Traveling with a Child with Special Needs


Traveling with a child is not an easy task for parents. When traveling with a child with special needs, the challenges are even greater. It can be daunting, precisely because it does what we expect vacations to do, take us away from routine, which is what these children rely on. Temptation to stay home and avoid unpredictable reactions such as meltdowns, sensory issues, social fears, or just the difficulty of traveling with medical equipment, and wheelchairs can be discouraging. Know how invaluable it is for the whole family to go on vacation, it helps avoid resentment towards the child with special needs. It is just as important to the child with special needs for his/her growth.

Preparation is your best offense and defense. To help make your next trip a little easier, here is a list of things to consider when planning your vacation and packing. There is no guarantee it’s going to be smooth sailing but following these suggestions will make your family vacations more enjoyable.

  • Crowds and long waits can make children anxious and tired and provoke meltdowns. Try booking your reservation during off-peak hours if possible.
  • Find an airline that offers nonstop flights, although the cost may be higher so that you don’t have to worry about changing planes.
  • While booking the flight, mention that you will need extra assistance. Most airlines, car rental companies, and hotels have dedicated teams for that purpose.
  • Notify the airlines that you will be traveling with a wheelchair, car seat, or medical equipment; as each airline and airport have their own policies. Never assume that your experience going, will be the same returning. Confirm the policies for your return home. Take note of the agent’s name and direct extension for future reference.
  • If you are traveling with a car seat, make sure it’s FAA approved and not expired. Car seats now have expiration dates.
  • If your child uses an electric wheelchair check with the airlines as the battery of the chair can be an issue. It may be a good idea to rent one at your destination rather than traveling with your own.
  • If you are traveling by cruise, check their policies regarding an individual with special needs.
  • When picking a seat on the airplane check out Seat Guru. This site lets you evaluate seating based on legroom, seat width, overhead storage, dc power, food, and internet accessibility. This helps you determine where your child might do best on the plane. You’ll want to consider proximity to the restroom and whether a window, middle, or aisle seat is best.
  • Get a doctor’s note explaining your child’s condition which is helpful when asking for special accommodations. Carry it with you as you don’t know where you will need it.
  • Get contact details of a doctor, specialists, or urgent care at your destination, so in the event of emergencies you are prepared.
  • Bring a copy of his/her birth certificate and immunizations.
  • Evaluate medications, so you won’t run out while you are away or immediately after returning. Remember to take medication in your carry-on bag and not the check in bag in case there is a delay, or it gets lost in transit.
  • Anticipate which situations pose the greatest challenges, by having plenty of activities and supplies to engage the child. Some must-pack items may include; a tablet, laptop, or smartphone with games, music, or movies that don’t require internet access. Headphones to drown out noise, snacks, wipes, favorite blanket, stuffed animals, quiet toys, books, sweater, change of clothes, diapers if necessary, sippy cup or bottle, and Dramamine (for motion sickness).
  • If your child is prone to running off, an ID bracelet is important. Dress your child in bright colors, it makes it easier to spot him in a crowd.

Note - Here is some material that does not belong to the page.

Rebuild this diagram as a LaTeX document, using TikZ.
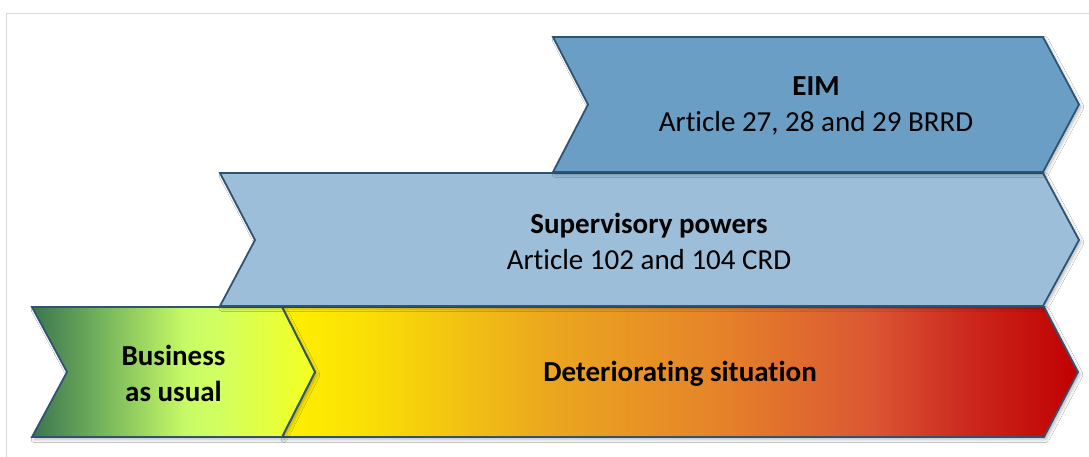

Security screenings can be stressful, to say the least, all while trying to keep track of all your belongings, your family, and of course the child with special needs. Add to that the fear of what TSA is going to question. Be calm, polite, and respectful no matter how silly or ridiculous the question or request may seem. Getting confrontational with security only ends up slowing down the process and is not a good idea.

Be assertive! Your child is entitled to VIP treatment everywhere you go. Many establishments have extra amenities or special provisions, they just don’t advertise them, so always ask!